I intent to determine the Lyapunov spectrum of nonlinear dynamic systems. To do so, I implemented some code in MATLAB, based on algorithms from literature and very similar to the way, described in this thread: Numerical calculation of Lyapunov exponents without Jacobian
I added my own MATLAB code at the end of this article. My problem now is, that the results depends very much on the length you choose for the time interval T, or better said tspan, you realize the integration for, in every iteration. In the literature a proper length of the interval is estimated as 10 to twenty times the natural period of the system. But this does not work for me. In most cases this interval already seems to be to big and I obtain wrong Lyapunov exponents. In some cases it works with smaller intervals but I can not see a pattern there, sometimes it seems to be impossible to find the right interval and the Lyapunov exponents change with every variation of the time interval.
Therefore I hoped to find someone here, you might have experienced a similar problem or has an idea where this strong dependence of the time interval comes from and how to handle it, to obtain the right Lyapunov Exponents.
Thank you very much for your help already!
function lyapunov = lyapunov_spektrum(dgl, tspan, x0, perturbation, kmax, tolr, tola)

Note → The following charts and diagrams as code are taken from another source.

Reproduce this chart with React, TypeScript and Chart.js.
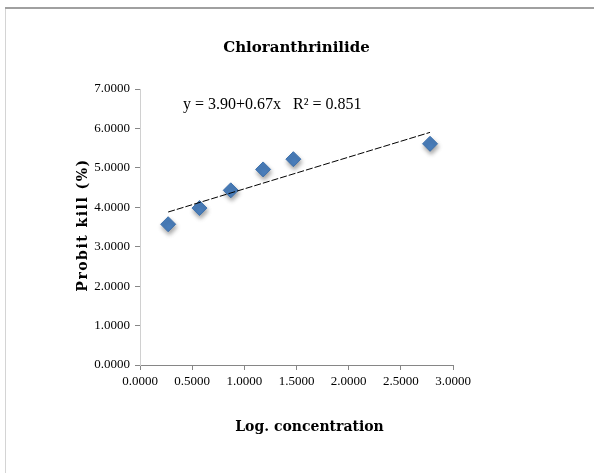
import React, { useEffect, useRef } from "react";
import { Chart, registerables } from "chart.js";

Chart.register(...registerables);

const logConcentration = [0.27, 0.57, 0.87, 1.18, 1.47, 2.78];
const probitKill = [3.57, 3.98, 4.43, 4.96, 5.22, 5.61];
const trendX = [0.27, 2.78];
const trendY = [3.88, 5.9];
const xTicks = [0, 0.5, 1, 1.5, 2, 2.5, 3];
const yTicks = [0, 1, 2, 3, 4, 5, 6, 7];
const chartTitle = "Chloranthrinilide";
const xTitle = "Log. concentration";
const yTitle = "Probit kill (%)";
const equation = "y = 3.90+0.67x   R\u00B2 = 0.851";

const framePlugin = {
  id: "frame",
  beforeDraw(chart: any) {
    const { ctx, width, height } = chart;
    ctx.save();
    ctx.fillStyle = "#ffffff";
    ctx.fillRect(0, 0, width, height);
    ctx.fillStyle = "#d4d4d4";
    ctx.fillRect(5, 7, 1, height - 7);
    ctx.fillStyle = "#a0a0a0";
    ctx.fillRect(5, 7, width - 5, 2);
    ctx.restore();
  },
  afterDraw(chart: any) {
    const { ctx, chartArea } = chart;
    const cx = (chartArea.left + chartArea.right) / 2;
    const cy = (chartArea.top + chartArea.bottom) / 2;
    ctx.save();
    ctx.fillStyle = "#000";
    ctx.textAlign = "center";
    ctx.textBaseline = "middle";
    ctx.font = "bold 15px 'DejaVu Serif'";
    ctx.fillText(chartTitle, cx, 48);
    ctx.font = "bold 14px 'DejaVu Serif'";
    ctx.fillText(xTitle, cx + 13, 427);
    ctx.save();
    ctx.translate(83, cy - 2);
    ctx.rotate(-Math.PI / 2);
    (ctx as any).letterSpacing = "1.5px";
    ctx.fillText(yTitle, 0, 0);
    ctx.restore();
    ctx.textAlign = "left";
    ctx.font = "16px 'Liberation Serif'";
    ctx.fillText(equation, 183, 105);
    ctx.restore();
  },
};

const shadowPlugin = {
  id: "markerShadow",
  beforeDatasetDraw(chart: any, args: any) {
    if (args.index === 1) {
      const ctx = chart.ctx;
      ctx.save();
      ctx.shadowColor = "rgba(0,0,0,0.35)";
      ctx.shadowBlur = 4;
      ctx.shadowOffsetX = 1;
      ctx.shadowOffsetY = 3;
    }
  },
  afterDatasetDraw(chart: any, args: any) {
    if (args.index === 1) chart.ctx.restore();
  },
};

export default function App() {
  const ref = useRef<HTMLCanvasElement>(null);
  useEffect(() => {
    if (!ref.current) return;
    const chart = new Chart(ref.current, {
      type: "scatter",
      data: {
        datasets: [
          {
            type: "line",
            data: trendX.map((x, i) => ({ x, y: trendY[i] })),
            borderColor: "#000",
            borderWidth: 1,
            borderDash: [7, 2],
            pointRadius: 0,
            fill: false,
          },
          {
            data: logConcentration.map((x, i) => ({ x, y: probitKill[i] })),
            pointStyle: "rectRot",
            pointRadius: 7.5,
            backgroundColor: "#4a7ebb",
            borderColor: "#3f72ad",
            borderWidth: 1,
          },
        ],
      },
      options: {
        responsive: false,
        animation: false,
        layout: { padding: { left: 0, top: 89, right: 141, bottom: 0 } },
        plugins: { legend: { display: false }, tooltip: { enabled: false }, title: { display: false } },
        scales: {
          x: {
            type: "linear",
            min: 0,
            max: 3,
            afterFit: (s: any) => { s.height = 108; },
            afterBuildTicks: (s: any) => { s.ticks = xTicks.map((v) => ({ value: v })); },
            ticks: {
              callback: (v: any) => Number(v).toFixed(4),
              font: { family: "'Liberation Serif'", size: 13 },
              color: "#000",
              padding: 4,
              maxRotation: 0,
            },
            grid: { drawOnChartArea: false, drawTicks: true, tickLength: 5, color: "#868686" },
            border: { color: "#868686", width: 1 },
          },
          y: {
            min: 0,
            max: 7,
            afterFit: (s: any) => { s.width = 140; },
            afterBuildTicks: (s: any) => { s.ticks = yTicks.map((v) => ({ value: v })); },
            ticks: {
              callback: (v: any) => Number(v).toFixed(4),
              font: { family: "'Liberation Serif'", size: 13 },
              color: "#000",
              padding: 5,
            },
            grid: { drawOnChartArea: false, drawTicks: true, tickLength: 5, color: "#868686" },
            border: { color: "#d0d0d0", width: 1 },
          },
        },
      },
      plugins: [framePlugin, shadowPlugin],
    } as any);
    return () => chart.destroy();
  }, []);
  return (
    <div style={{ position: "fixed", left: 0, top: 0, width: 594, height: 473 }}>
      <canvas ref={ref} width={594} height={473} style={{ display: "block" }} />
    </div>
  );
}
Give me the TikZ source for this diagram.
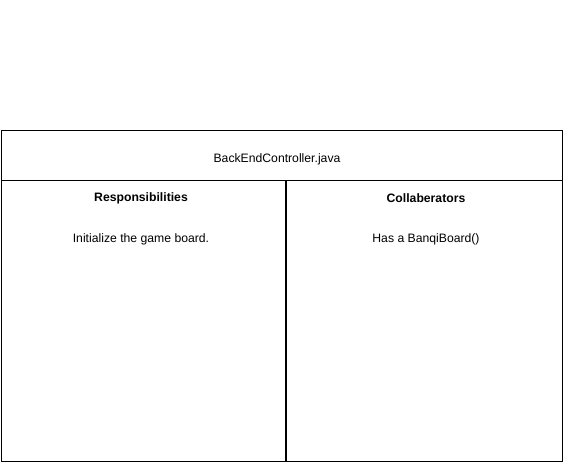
\documentclass[tikz,border=0pt]{standalone}
\usepackage{fontspec}
\setmainfont{Liberation Sans}
\usetikzlibrary{positioning}
\begin{document}
\begin{tikzpicture}[x=1pt, y=-1pt, font=\fontsize{12.2}{14}\selectfont, line width=1pt,
	cardbox/.style={draw, anchor=north west, inner sep=0pt},
	label/.style={anchor=center, inner sep=1pt}]
	\useasboundingbox (0,0) rectangle (566,462);
	% card frame
	\node[cardbox, minimum width=561pt, minimum height=50pt] (head) at (0.5,130.5) {};
	\node[cardbox, minimum width=284pt, minimum height=281pt] (resp) at (0.5,180.5) {};
	\node[cardbox, minimum width=275.5pt, minimum height=281pt] (coll) at (286,180.5) {};
	% texts
	\node[label] (title) at (277,159) {BackEndController.java};
	\node[label, font=\fontsize{12.2}{14}\selectfont\bfseries] (resptitle) at (141,198.5) {Responsibilities};
	\node[label] (resp1) at (141,239) {Initialize the game board.};
	\node[label, font=\fontsize{12.2}{14}\selectfont\bfseries] (colltitle) at (426,198.5) {Collaberators};
	\node[label] (coll1) at (426,239) {Has a BanqiBoard()};
\end{tikzpicture}
\end{document}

% set variables and parameters
k=0; % set counter for iterations
dim = length(x0); % get dimension from length of x0
opts = odeset('RelTol',1e-6,'AbsTol',1e-6);
I = eye(dim, dim);
dy = perturbation;
y = zeros(dim, dim); % matrix with vectors of perturbations
for zaehler_0 = 1:dim
x0_d(:,zaehler_0) = x0; % building perturbated initial conditions
end;
x0_d = x0_d - I*dy;
lambda = zeros(length(x0),1); % saves current lyapunov exponent in the end of every iteration
sum = zeros(length(x0),1);
% begin of iterations to compute lyapunov spectrum
while k < kmax
k = k+1;
lambda_alt = lambda;
% computing solution to initial coniditon x0
[t, xsol] = ode15s(str2func(dgl), tspan, x0,opts);
x = xsol(end,:); % Vektor mit Lösung am Intervallende
x0 = x; % Übergabe der AW für nächste k-te Iteration
% computing solutions to every single perutbated initial condition (cloumns of x0_d)
for zaehler_a = 1:dim
[t, xsol_d] = ode15s(str2func(dgl), tspan, x0_d(:,zaehler_a), opts);
x_d(:,zaehler_a) = xsol_d(end,:)'; % save value at the end of time interval tspan
end;
% building perturbation vectors (columns of y)
for zaehler_b = 1:dim
y(:, zaehler_b) = x' - x_d(:,zaehler_b);
end;
% Gram-Schmidt procedure to orthonormalize perturbation vectors
for zaehler_3 = 1:dim
v(:,zaehler_3) = y(:,zaehler_3);
for zaehler_4 = 1:zaehler_3 - 1
v(:,zaehler_3) = v(:,zaehler_3) - dot(v(:,zaehler_3), u(:,zaehler_4))*u(:,zaehler_4);
end;
u(:,zaehler_3) = (v(:,zaehler_3)/norm(v(:,zaehler_3)));
sum(zaehler_3) = sum(zaehler_3) + log2(1/dy*norm(v(:,zaehler_3)));
lambda(zaehler_3) = 1/(k*tspan(end))*sum(zaehler_3); % calculating lyapunov exponents
end;
% building new initial conditions for the next iteration
for zaehler_5 = 1:dim
x0_d(:,zaehler_5) = x0' - dy*u(:,zaehler_5);
% termination criterion
if norm(lambda_alt-lambda) < tolr*norm(lambda) + tola
lyapunov = lambda;
disp('The lyapunov exponents are');
return;
end;
end;
% if there are no lyapunov exponents found
disp('There were no lyapunov exponents found.');